The eXtensible Neuroimaging Archive Toolkit (XNAT) (Marcus et al., 2007
) is a data management system for the collection of data from multiple sources, storage of the data in a repository, and to facilitate access to the data by authorized users. It is a software platform that comprises a data archive, a user interface, and the middleware to support both. As such, XNAT is not a provenance system, but a data archiving system that makes use of an ArcBuild script to preprocess data and writes a provenance record to the database. Data must be processed within ArcBuild within the XNAT system in order for provenance metadata to be recorded and captured. It is possible that the provenance schema we have described could be incorporated into the XNAT archiving system, permitting users to process or submit their previously processed data from outside of the ArcBuild/XNAT system.
By maintaining software provenance, it will be possible to build intelligent systems that guide users in the design of analytic strategies. These tools can capture the expertise of algorithm developers, as well as the experience of experts at local institutions who have spent significant periods of time learning how best to apply specific tools to the analysis needs of the laboratory. The tools will inform the users of missing processing stages, suggest available and verified processing modules, and warn of incompatible data types.
The development of the provenance framework described here will continue to be an open discussion for the neuroimaging community to continue its evolution (http://provenance.loni.ucla.edu
).
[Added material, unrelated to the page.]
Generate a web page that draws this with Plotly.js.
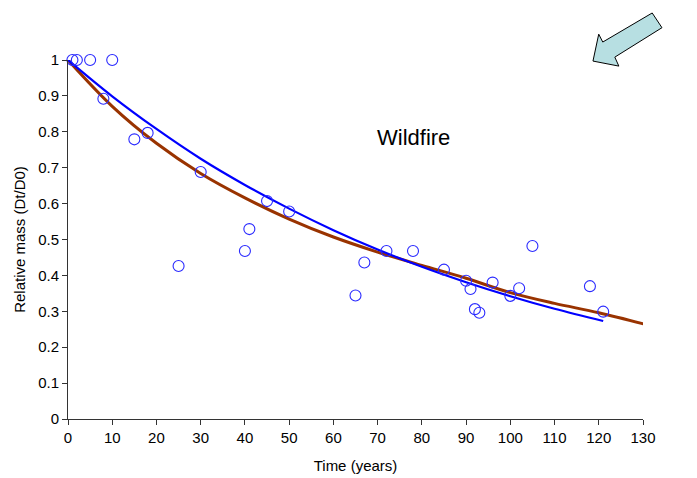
<!DOCTYPE html>
<html>
<head>
<meta charset="utf-8">
<script src="https://cdn.plot.ly/plotly-3.0.1.min.js"></script>
<style>
  html, body { margin: 0; padding: 0; background: #fff; }
  #chart { width: 697px; height: 478px; }
</style>
</head>
<body>
<div id="chart"></div>
<script>
// Observed relative mass of wildfire-killed wood over time
const obsYears = [1, 2, 5, 10, 8, 15, 18, 25, 30, 40, 41, 45, 50, 65, 67, 72, 78, 85,
                  90, 91, 92, 93, 96, 100, 102, 105, 118, 121];
const obsMass  = [1, 1, 1, 1, 0.892, 0.779, 0.797, 0.426, 0.688, 0.468, 0.529, 0.607, 0.578,
                  0.344, 0.436, 0.468, 0.468, 0.416, 0.385, 0.362, 0.306, 0.296, 0.380,
                  0.343, 0.364, 0.482, 0.370, 0.299];

// Fitted decay curve (blue)
const fitAYears = [0, 10, 20, 30, 40, 50, 60, 70, 80, 90, 100, 110, 121];
const fitAMass  = [1.0, 0.899, 0.808, 0.725, 0.652, 0.586, 0.526, 0.472, 0.424, 0.381,
                   0.342, 0.307, 0.273];

// Fitted decay curve (brown)
const fitBYears = [0, 10, 20, 30, 40, 50, 60, 70, 80, 90, 100, 110, 120, 131];
const fitBMass  = [1.0, 0.871, 0.768, 0.684, 0.616, 0.557, 0.507, 0.465, 0.428, 0.392,
                   0.352, 0.322, 0.296, 0.262];

const xTicks = [0, 10, 20, 30, 40, 50, 60, 70, 80, 90, 100, 110, 120, 130];
const yTicks = [0, 0.1, 0.2, 0.3, 0.4, 0.5, 0.6, 0.7, 0.8, 0.9, 1];

const font = 'Liberation Sans, Arial, sans-serif';

const traces = [
  {
    x: fitBYears, y: fitBMass, type: 'scatter', mode: 'lines',
    line: { color: '#993300', width: 3, shape: 'spline', smoothing: 1 },
    hoverinfo: 'skip'
  },
  {
    x: fitAYears, y: fitAMass, type: 'scatter', mode: 'lines',
    line: { color: '#0000ff', width: 2.2, shape: 'spline', smoothing: 1 },
    hoverinfo: 'skip'
  },
  {
    x: obsYears, y: obsMass, type: 'scatter', mode: 'markers',
    marker: { symbol: 'circle-open', size: 11, color: '#2a2aff', line: { width: 1.1 } },
    cliponaxis: false
  }
];

// Arrow outline (paper coordinates) pointing down-left in the upper-right corner
const arrowPts = [
  [0.913, 0.997], [0.923, 1.072], [0.930, 1.050], [1.016, 1.131],
  [1.033, 1.090], [0.951, 1.008], [0.958, 0.983]
];
const arrowPath = 'M ' + arrowPts.map(p => p[0] + ',' + p[1]).join(' L ') + ' Z';

const layout = {
  width: 697, height: 478,
  margin: { l: 68, r: 54, t: 60, b: 59 },
  paper_bgcolor: '#ffffff', plot_bgcolor: '#ffffff',
  showlegend: false,
  font: { family: font, color: '#000', size: 15 },
  xaxis: {
    range: [0, 130], tickvals: xTicks, ticktext: xTicks.map(String),
    showgrid: false, zeroline: false,
    showline: true, linecolor: '#333', linewidth: 1,
    ticks: 'outside', ticklen: 5, tickcolor: '#333',
    tickfont: { family: font, size: 15, color: '#000' },
    title: { text: 'Time (years)', font: { family: font, size: 15, color: '#000' }, standoff: 15 }
  },
  yaxis: {
    range: [0, 1], tickvals: yTicks, ticktext: yTicks.map(String),
    showgrid: false, zeroline: false,
    showline: true, linecolor: '#333', linewidth: 1,
    ticks: 'outside', ticklen: 5, tickcolor: '#333',
    tickfont: { family: font, size: 15, color: '#000' },
    title: { text: 'Relative mass (Dt/D0)', font: { family: font, size: 15, color: '#000' }, standoff: 8 }
  },
  annotations: [
    {
      text: 'Wildfire', xref: 'x', yref: 'y', x: 78, y: 0.785,
      showarrow: false, font: { family: font, size: 22, color: '#000' }
    }
  ],
  shapes: [
    {
      type: 'path', xref: 'paper', yref: 'paper', path: arrowPath,
      fillcolor: '#b7dfe2', line: { color: '#000', width: 1 }
    }
  ]
};

Plotly.newPlot('chart', traces, layout, { staticPlot: true, displayModeBar: false });
</script>
</body>
</html>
All software tools and documentation will be available for distribution, discussion, and modification through our website. We encourage the community to become involved in the development of not only the schema, but of software tools that can take advantage of it.
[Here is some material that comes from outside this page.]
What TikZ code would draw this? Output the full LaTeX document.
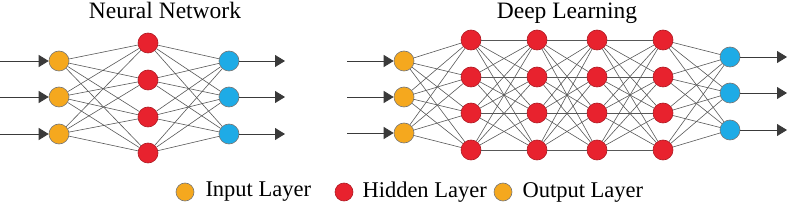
\documentclass[tikz,border=0pt]{standalone}
\usepackage{fontspec}
\setmainfont{Liberation Serif}
\usetikzlibrary{arrows.meta,positioning}
\definecolor{ink}{HTML}{3A3A3A}
\definecolor{inorange}{HTML}{F5A81E}
\definecolor{hidred}{HTML}{E8222E}
\definecolor{outblue}{HTML}{1EABE6}

\begin{document}
\begin{tikzpicture}[x=1pt, y=-1pt,
      every node/.style={font=\fontsize{22.5}{26}\selectfont},
      neuron/.style={circle, draw=ink!70, line width=0.6pt, minimum size=20pt, inner sep=0pt},
      innode/.style={neuron, fill=inorange},
      hidnode/.style={neuron, fill=hidred, draw=hidred!75!black},
      outnode/.style={neuron, fill=outblue},
      legdot/.style={neuron, minimum size=18pt},
      link/.style={draw=ink!85, line width=0.6pt},
      flow/.style={draw=ink, line width=0.9pt, -{Triangle[length=10pt,width=12pt]}}]
    \useasboundingbox (0,0) rectangle (789,208);

    % titles
    \node[anchor=base, font=\fontsize{23.5}{28}\selectfont] (tnn) at (165,19) {Neural Network};
    \node[anchor=base, font=\fontsize{23.5}{28}\selectfont] (tdl) at (567,19) {Deep Learning};

    % neural network
    \foreach \y [count=\i] in {61,97,134} {
      \node[innode] (ni\i) at (59,\y) {};
      \node[outnode] (no\i) at (229,\y) {};
      \coordinate (nis\i) at (0,\y);
      \coordinate (noe\i) at (285,\y);
    }
    \foreach \y [count=\j] in {43,80,117,153}
      \node[hidnode] (nh\j) at (148,\y) {};
    \foreach \i in {1,2,3} \foreach \j in {1,...,4} {
      \draw[link] (ni\i) -- (nh\j);
      \draw[link] (nh\j) -- (no\i);
    }
    \foreach \i in {1,2,3} {
      \draw[flow] (nis\i) -- (ni\i);
      \draw[flow] (no\i) -- (noe\i);
    }

    % deep learning
    \foreach \y [count=\i] in {61,97,133} {
      \node[innode] (di\i) at (404,\y) {};
      \coordinate (dis\i) at (347,\y);
    }
    \foreach \y [count=\i] in {57,93,130} {
      \node[outnode] (do\i) at (730,\y) {};
      \coordinate (doe\i) at (787,\y);
    }
    \foreach \x [count=\k] in {471,537,597,663}
      \foreach \y [count=\j] in {40,77,113,150}
        \node[hidnode] (dh\k\j) at (\x,\y) {};
    \foreach \i in {1,2,3} \foreach \j in {1,...,4} {
      \draw[link] (di\i) -- (dh1\j);
      \draw[link] (dh4\j) -- (do\i);
    }
    \foreach \k [evaluate=\k as \n using int(\k+1)] in {1,2,3}
      \foreach \j in {1,...,4} \foreach \m in {1,...,4}
        \draw[link] (dh\k\j) -- (dh\n\m);
    \foreach \i in {1,2,3} {
      \draw[flow] (dis\i) -- (di\i);
      \draw[flow] (do\i) -- (doe\i);
    }

    % legend
    \node[legdot, fill=inorange] (lin) at (185,192) {};
    \node[right=11pt of lin, inner sep=0pt] (lint) {Input Layer};
    \node[legdot, fill=hidred, draw=hidred!75!black] (lhid) at (344,192) {};
    \node[right=9pt of lhid, inner sep=0pt] (lhidt) {Hidden Layer};
    \node[legdot, fill=inorange] (lout) at (503,192) {};
    \node[right=10pt of lout, inner sep=0pt] (loutt) {Output Layer};
  \end{tikzpicture}
\end{document}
Future directions include the adaptation of existing processing tools to make use of the provenance framework. The LONI Pipeline was developed to facilitate neuroimaging analyses. It is currently being extended to incorporate executable provenance into its modules and to intelligently propagate provenance files with its imaging results. The LONI Pipeline can accommodate almost any form of workflow, the underlying architecture is module agnostic, not limiting the kind of applications that can be run within it. LONI Pipeline workflows can therefore serve to document workflow provenance in almost any field of endeavor.
Workflows can be enrolled in a database, creating a processing and provenance database. Having a readily searchable database of commonly used (and rarely used) workflows would greatly aid investigators in recreating the conditions of a particular analysis, reproducing previous results and rerunning analyses with small modifications.
In an era where digital information underlies much of the scientific enterprise and the manipulation of that data has become increasingly complex, the recording of data and methods provenance takes on greater importance. In this article, we describe an XML-based neuroimaging provenance description that can be implemented in any workflow environment. We envision the LONI Pipeline as fulfilling a role for neuroimaging similar to other frameworks in chemistry or high energy physics. We believe that data and workflow provenance form a major element of the program that promotes data processing methods description, data sharing, and study replication.